Great Article! Looking
Great Article! Looking forward to more of your posts.
The difficulty with disagreeing with others ...
... is you get caught up in it.
To take a stand by first disagreeing with a stand taken by someone else, makes your efforts to come across as empowering laughable. You're still caught up in disagreements.
If I follow your article correctly, the road to personal growth is paved with many needs, have-to's and musts. It might say more about you than about growth, for growth IS the natural course of things when what's preventing it is eliminated. To tell a rose it'd be better off by focusing on its weakness to be a tulip - wouldn't make sense, would it?
Disagreement
Beat,
I have to disagree with your view as my disagreement with Buckingham is only a small part of my post and it isn't the central theme at all. You say my position is laughable, but you don't indicate why, which happens to make your position unsupportable (or at least unsupported). Also, your use of the word 'laughable' suggests a certitude on your part that seems unjustified.

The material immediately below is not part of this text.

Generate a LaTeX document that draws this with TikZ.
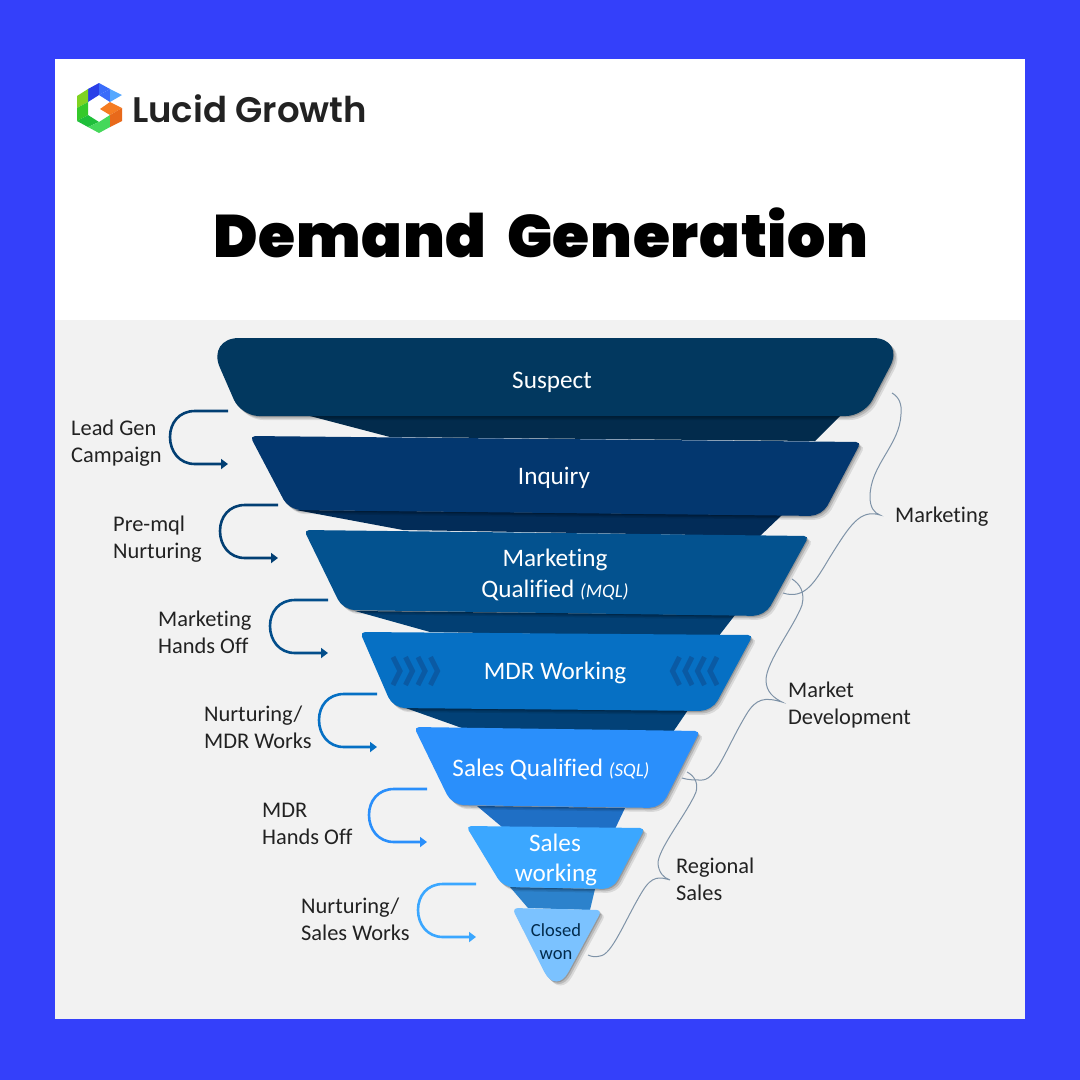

I welcome welcome supportable differences of opinions, but language such as 'laughable' is a bit insulting.
Also, your statement that my position says 'more about you than about growth' again goes unexplained and makes assumptions about me that, because you know nothing about me, cannot be well founded.
I agree that growth is natural if, as you indicate, 'what's preventing it is eliminated.' In support of my view, what is preventing growth is usually some weakness that needs to be eliminated.
Where are the examples?
I agree with Prof. Taylor that it is wise to identify our weaknesses and seek to resolve or overcome them. But he doesn't provide any examples of the kind of insight we need to overcome these weaknesses. The man with the outgoing personality may see that this attribute of his is not enough for ongoing intimacy in a relationship, but what would be an example of the self-awareness or insight that leads him to become more open and empathetic? Surely just knowing that he needs to be more empathetic is not enough in itself. Is he, for instance, afraid of intimacy? If so, why? Is he too self-centered, too egotistical? Is that a compensation for not feeling his own value on a deeper level? If he can't feel his own value deeply enough, it will be hard for him to achieve intimacy. Why can't he feel his value? Does he have an inner critic that belittles him? Is he inwardly passive, afraid he will be swallowed up by love and intimacy? I could go on and on. Don't we have to follow threads such as this deeply into our psyche, getting insight at every level?
Hello, I do agree with dott.
Hello, I do agree with dott. Taylor .
It is wise to identify our weaknesses and seek to resolve or overcome them.
But were is one example of what we need to overcome these weaknesses ?
What would be an example of the self-awareness or insight that leads someone to become open and empathetic?
Just knowing what he needs is not enough. Thank you. Stefano G.